■ **RAW DATA**
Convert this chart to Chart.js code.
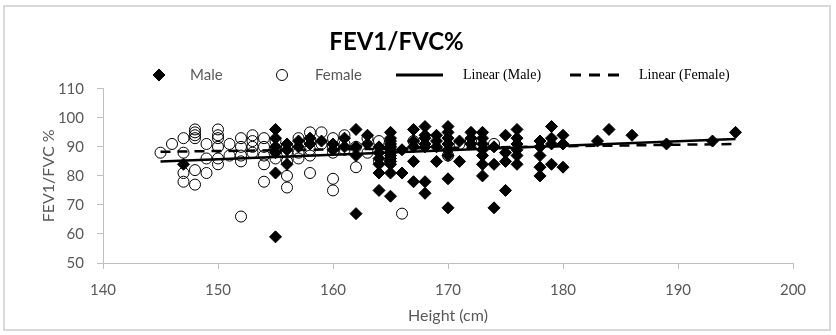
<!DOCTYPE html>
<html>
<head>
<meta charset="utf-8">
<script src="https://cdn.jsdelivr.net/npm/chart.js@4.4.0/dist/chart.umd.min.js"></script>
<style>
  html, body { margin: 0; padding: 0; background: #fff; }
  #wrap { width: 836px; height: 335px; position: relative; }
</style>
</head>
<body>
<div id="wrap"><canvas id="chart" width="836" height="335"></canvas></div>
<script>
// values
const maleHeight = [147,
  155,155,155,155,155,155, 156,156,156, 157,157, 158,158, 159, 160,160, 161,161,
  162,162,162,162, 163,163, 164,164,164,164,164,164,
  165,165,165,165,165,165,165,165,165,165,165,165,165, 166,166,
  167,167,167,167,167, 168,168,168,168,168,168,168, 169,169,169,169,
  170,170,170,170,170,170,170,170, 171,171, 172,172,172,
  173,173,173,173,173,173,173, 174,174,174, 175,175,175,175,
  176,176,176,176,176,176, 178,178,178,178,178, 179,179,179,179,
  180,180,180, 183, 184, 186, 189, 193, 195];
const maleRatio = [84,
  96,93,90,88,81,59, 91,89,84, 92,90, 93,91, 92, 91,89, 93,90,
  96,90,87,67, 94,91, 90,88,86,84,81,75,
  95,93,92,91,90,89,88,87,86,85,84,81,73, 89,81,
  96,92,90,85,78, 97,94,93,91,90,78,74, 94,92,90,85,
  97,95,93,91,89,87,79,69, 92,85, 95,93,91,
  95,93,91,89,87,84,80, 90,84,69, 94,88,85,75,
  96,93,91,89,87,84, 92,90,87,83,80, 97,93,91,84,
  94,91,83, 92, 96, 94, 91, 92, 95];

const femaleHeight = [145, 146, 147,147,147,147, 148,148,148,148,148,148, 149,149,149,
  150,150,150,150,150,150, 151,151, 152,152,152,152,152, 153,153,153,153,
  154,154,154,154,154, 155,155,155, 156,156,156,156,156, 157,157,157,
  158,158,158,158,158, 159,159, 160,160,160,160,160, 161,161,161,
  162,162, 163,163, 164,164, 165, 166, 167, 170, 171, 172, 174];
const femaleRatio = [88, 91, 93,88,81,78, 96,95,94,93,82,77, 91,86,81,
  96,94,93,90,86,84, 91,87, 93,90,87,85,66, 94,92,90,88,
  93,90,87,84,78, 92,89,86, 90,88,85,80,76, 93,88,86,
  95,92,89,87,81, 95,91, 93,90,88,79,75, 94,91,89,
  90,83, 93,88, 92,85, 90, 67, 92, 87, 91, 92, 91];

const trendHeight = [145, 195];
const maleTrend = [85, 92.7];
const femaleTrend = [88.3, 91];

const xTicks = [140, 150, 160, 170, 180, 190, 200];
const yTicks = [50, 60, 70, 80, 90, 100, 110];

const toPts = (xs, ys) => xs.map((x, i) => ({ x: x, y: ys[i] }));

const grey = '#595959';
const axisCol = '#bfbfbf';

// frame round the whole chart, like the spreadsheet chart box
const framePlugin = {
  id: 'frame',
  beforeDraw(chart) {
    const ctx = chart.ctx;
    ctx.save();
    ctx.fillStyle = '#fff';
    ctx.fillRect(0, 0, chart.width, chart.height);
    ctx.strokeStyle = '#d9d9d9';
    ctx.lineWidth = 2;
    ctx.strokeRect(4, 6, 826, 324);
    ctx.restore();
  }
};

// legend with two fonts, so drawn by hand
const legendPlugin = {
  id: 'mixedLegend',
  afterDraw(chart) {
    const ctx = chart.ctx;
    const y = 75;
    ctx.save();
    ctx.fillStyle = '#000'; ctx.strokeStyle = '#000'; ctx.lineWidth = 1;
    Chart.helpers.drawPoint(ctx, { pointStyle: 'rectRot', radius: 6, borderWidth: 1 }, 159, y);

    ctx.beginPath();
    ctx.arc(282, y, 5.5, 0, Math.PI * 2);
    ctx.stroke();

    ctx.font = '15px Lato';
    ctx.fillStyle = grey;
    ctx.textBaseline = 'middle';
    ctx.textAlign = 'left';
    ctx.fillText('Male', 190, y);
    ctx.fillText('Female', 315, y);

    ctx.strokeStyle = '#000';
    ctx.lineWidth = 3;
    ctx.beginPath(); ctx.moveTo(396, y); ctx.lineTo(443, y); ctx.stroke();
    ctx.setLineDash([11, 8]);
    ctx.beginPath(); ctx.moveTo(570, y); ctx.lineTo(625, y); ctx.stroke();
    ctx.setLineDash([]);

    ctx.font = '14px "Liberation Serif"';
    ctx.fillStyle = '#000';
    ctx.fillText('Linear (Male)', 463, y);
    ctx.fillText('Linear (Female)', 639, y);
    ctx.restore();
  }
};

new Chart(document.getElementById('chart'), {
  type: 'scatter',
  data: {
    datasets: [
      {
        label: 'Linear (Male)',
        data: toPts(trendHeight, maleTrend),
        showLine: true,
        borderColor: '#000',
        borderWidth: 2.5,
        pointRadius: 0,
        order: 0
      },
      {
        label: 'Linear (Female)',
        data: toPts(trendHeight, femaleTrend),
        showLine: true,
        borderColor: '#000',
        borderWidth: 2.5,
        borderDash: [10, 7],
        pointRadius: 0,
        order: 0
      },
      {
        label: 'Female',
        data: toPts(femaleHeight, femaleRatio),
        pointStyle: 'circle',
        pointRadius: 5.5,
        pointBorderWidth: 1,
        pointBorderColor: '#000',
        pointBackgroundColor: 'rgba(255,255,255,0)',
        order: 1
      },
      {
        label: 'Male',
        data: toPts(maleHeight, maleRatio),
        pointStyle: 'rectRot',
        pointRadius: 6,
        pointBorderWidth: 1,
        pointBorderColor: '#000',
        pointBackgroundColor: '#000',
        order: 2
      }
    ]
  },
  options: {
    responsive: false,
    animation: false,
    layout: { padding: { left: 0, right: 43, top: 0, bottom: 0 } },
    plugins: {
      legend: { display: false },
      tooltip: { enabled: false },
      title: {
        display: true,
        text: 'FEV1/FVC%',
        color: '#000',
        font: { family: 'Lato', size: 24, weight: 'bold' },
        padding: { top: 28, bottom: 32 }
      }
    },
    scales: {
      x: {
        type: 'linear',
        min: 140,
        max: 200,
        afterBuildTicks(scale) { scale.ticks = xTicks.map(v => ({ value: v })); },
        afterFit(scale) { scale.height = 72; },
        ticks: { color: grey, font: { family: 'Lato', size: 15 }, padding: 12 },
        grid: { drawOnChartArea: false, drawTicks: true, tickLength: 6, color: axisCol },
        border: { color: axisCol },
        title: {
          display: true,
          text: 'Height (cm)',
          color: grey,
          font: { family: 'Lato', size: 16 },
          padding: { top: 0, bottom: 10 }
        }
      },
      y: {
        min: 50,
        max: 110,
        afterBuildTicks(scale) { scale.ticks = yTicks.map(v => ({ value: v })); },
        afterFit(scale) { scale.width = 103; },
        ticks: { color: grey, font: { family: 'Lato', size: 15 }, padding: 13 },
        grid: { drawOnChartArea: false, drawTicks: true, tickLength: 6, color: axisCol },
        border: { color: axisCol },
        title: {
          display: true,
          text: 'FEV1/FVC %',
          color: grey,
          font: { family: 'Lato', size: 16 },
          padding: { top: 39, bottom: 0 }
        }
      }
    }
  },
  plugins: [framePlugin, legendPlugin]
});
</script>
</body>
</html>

■ **WRITTEN TASK**
Make an exact reproduction of the listing above, without any pictures.

■ **FULL ANSWER**
Convert this chart to Chart.js code.
<!DOCTYPE html>
<html>
<head>
<meta charset="utf-8">
<script src="https://cdn.jsdelivr.net/npm/chart.js@4.4.0/dist/chart.umd.min.js"></script>
<style>
  html, body { margin: 0; padding: 0; background: #fff; }
  #wrap { width: 836px; height: 335px; position: relative; }
</style>
</head>
<body>
<div id="wrap"><canvas id="chart" width="836" height="335"></canvas></div>
<script>
// values
const maleHeight = [147,
  155,155,155,155,155,155, 156,156,156, 157,157, 158,158, 159, 160,160, 161,161,
  162,162,162,162, 163,163, 164,164,164,164,164,164,
  165,165,165,165,165,165,165,165,165,165,165,165,165, 166,166,
  167,167,167,167,167, 168,168,168,168,168,168,168, 169,169,169,169,
  170,170,170,170,170,170,170,170, 171,171, 172,172,172,
  173,173,173,173,173,173,173, 174,174,174, 175,175,175,175,
  176,176,176,176,176,176, 178,178,178,178,178, 179,179,179,179,
  180,180,180, 183, 184, 186, 189, 193, 195];
const maleRatio = [84,
  96,93,90,88,81,59, 91,89,84, 92,90, 93,91, 92, 91,89, 93,90,
  96,90,87,67, 94,91, 90,88,86,84,81,75,
  95,93,92,91,90,89,88,87,86,85,84,81,73, 89,81,
  96,92,90,85,78, 97,94,93,91,90,78,74, 94,92,90,85,
  97,95,93,91,89,87,79,69, 92,85, 95,93,91,
  95,93,91,89,87,84,80, 90,84,69, 94,88,85,75,
  96,93,91,89,87,84, 92,90,87,83,80, 97,93,91,84,
  94,91,83, 92, 96, 94, 91, 92, 95];

const femaleHeight = [145, 146, 147,147,147,147, 148,148,148,148,148,148, 149,149,149,
  150,150,150,150,150,150, 151,151, 152,152,152,152,152, 153,153,153,153,
  154,154,154,154,154, 155,155,155, 156,156,156,156,156, 157,157,157,
  158,158,158,158,158, 159,159, 160,160,160,160,160, 161,161,161,
  162,162, 163,163, 164,164, 165, 166, 167, 170, 171, 172, 174];
const femaleRatio = [88, 91, 93,88,81,78, 96,95,94,93,82,77, 91,86,81,
  96,94,93,90,86,84, 91,87, 93,90,87,85,66, 94,92,90,88,
  93,90,87,84,78, 92,89,86, 90,88,85,80,76, 93,88,86,
  95,92,89,87,81, 95,91, 93,90,88,79,75, 94,91,89,
  90,83, 93,88, 92,85, 90, 67, 92, 87, 91, 92, 91];

const trendHeight = [145, 195];
const maleTrend = [85, 92.7];
const femaleTrend = [88.3, 91];

const xTicks = [140, 150, 160, 170, 180, 190, 200];
const yTicks = [50, 60, 70, 80, 90, 100, 110];

const toPts = (xs, ys) => xs.map((x, i) => ({ x: x, y: ys[i] }));

const grey = '#595959';
const axisCol = '#bfbfbf';

// frame round the whole chart, like the spreadsheet chart box
const framePlugin = {
  id: 'frame',
  beforeDraw(chart) {
    const ctx = chart.ctx;
    ctx.save();
    ctx.fillStyle = '#fff';
    ctx.fillRect(0, 0, chart.width, chart.height);
    ctx.strokeStyle = '#d9d9d9';
    ctx.lineWidth = 2;
    ctx.strokeRect(4, 6, 826, 324);
    ctx.restore();
  }
};

// legend with two fonts, so drawn by hand
const legendPlugin = {
  id: 'mixedLegend',
  afterDraw(chart) {
    const ctx = chart.ctx;
    const y = 75;
    ctx.save();
    ctx.fillStyle = '#000'; ctx.strokeStyle = '#000'; ctx.lineWidth = 1;
    Chart.helpers.drawPoint(ctx, { pointStyle: 'rectRot', radius: 6, borderWidth: 1 }, 159, y);

    ctx.beginPath();
    ctx.arc(282, y, 5.5, 0, Math.PI * 2);
    ctx.stroke();

    ctx.font = '15px Lato';
    ctx.fillStyle = grey;
    ctx.textBaseline = 'middle';
    ctx.textAlign = 'left';
    ctx.fillText('Male', 190, y);
    ctx.fillText('Female', 315, y);

    ctx.strokeStyle = '#000';
    ctx.lineWidth = 3;
    ctx.beginPath(); ctx.moveTo(396, y); ctx.lineTo(443, y); ctx.stroke();
    ctx.setLineDash([11, 8]);
    ctx.beginPath(); ctx.moveTo(570, y); ctx.lineTo(625, y); ctx.stroke();
    ctx.setLineDash([]);

    ctx.font = '14px "Liberation Serif"';
    ctx.fillStyle = '#000';
    ctx.fillText('Linear (Male)', 463, y);
    ctx.fillText('Linear (Female)', 639, y);
    ctx.restore();
  }
};

new Chart(document.getElementById('chart'), {
  type: 'scatter',
  data: {
    datasets: [
      {
        label: 'Linear (Male)',
        data: toPts(trendHeight, maleTrend),
        showLine: true,
        borderColor: '#000',
        borderWidth: 2.5,
        pointRadius: 0,
        order: 0
      },
      {
        label: 'Linear (Female)',
        data: toPts(trendHeight, femaleTrend),
        showLine: true,
        borderColor: '#000',
        borderWidth: 2.5,
        borderDash: [10, 7],
        pointRadius: 0,
        order: 0
      },
      {
        label: 'Female',
        data: toPts(femaleHeight, femaleRatio),
        pointStyle: 'circle',
        pointRadius: 5.5,
        pointBorderWidth: 1,
        pointBorderColor: '#000',
        pointBackgroundColor: 'rgba(255,255,255,0)',
        order: 1
      },
      {
        label: 'Male',
        data: toPts(maleHeight, maleRatio),
        pointStyle: 'rectRot',
        pointRadius: 6,
        pointBorderWidth: 1,
        pointBorderColor: '#000',
        pointBackgroundColor: '#000',
        order: 2
      }
    ]
  },
  options: {
    responsive: false,
    animation: false,
    layout: { padding: { left: 0, right: 43, top: 0, bottom: 0 } },
    plugins: {
      legend: { display: false },
      tooltip: { enabled: false },
      title: {
        display: true,
        text: 'FEV1/FVC%',
        color: '#000',
        font: { family: 'Lato', size: 24, weight: 'bold' },
        padding: { top: 28, bottom: 32 }
      }
    },
    scales: {
      x: {
        type: 'linear',
        min: 140,
        max: 200,
        afterBuildTicks(scale) { scale.ticks = xTicks.map(v => ({ value: v })); },
        afterFit(scale) { scale.height = 72; },
        ticks: { color: grey, font: { family: 'Lato', size: 15 }, padding: 12 },
        grid: { drawOnChartArea: false, drawTicks: true, tickLength: 6, color: axisCol },
        border: { color: axisCol },
        title: {
          display: true,
          text: 'Height (cm)',
          color: grey,
          font: { family: 'Lato', size: 16 },
          padding: { top: 0, bottom: 10 }
        }
      },
      y: {
        min: 50,
        max: 110,
        afterBuildTicks(scale) { scale.ticks = yTicks.map(v => ({ value: v })); },
        afterFit(scale) { scale.width = 103; },
        ticks: { color: grey, font: { family: 'Lato', size: 15 }, padding: 13 },
        grid: { drawOnChartArea: false, drawTicks: true, tickLength: 6, color: axisCol },
        border: { color: axisCol },
        title: {
          display: true,
          text: 'FEV1/FVC %',
          color: grey,
          font: { family: 'Lato', size: 16 },
          padding: { top: 39, bottom: 0 }
        }
      }
    }
  },
  plugins: [framePlugin, legendPlugin]
});
</script>
</body>
</html>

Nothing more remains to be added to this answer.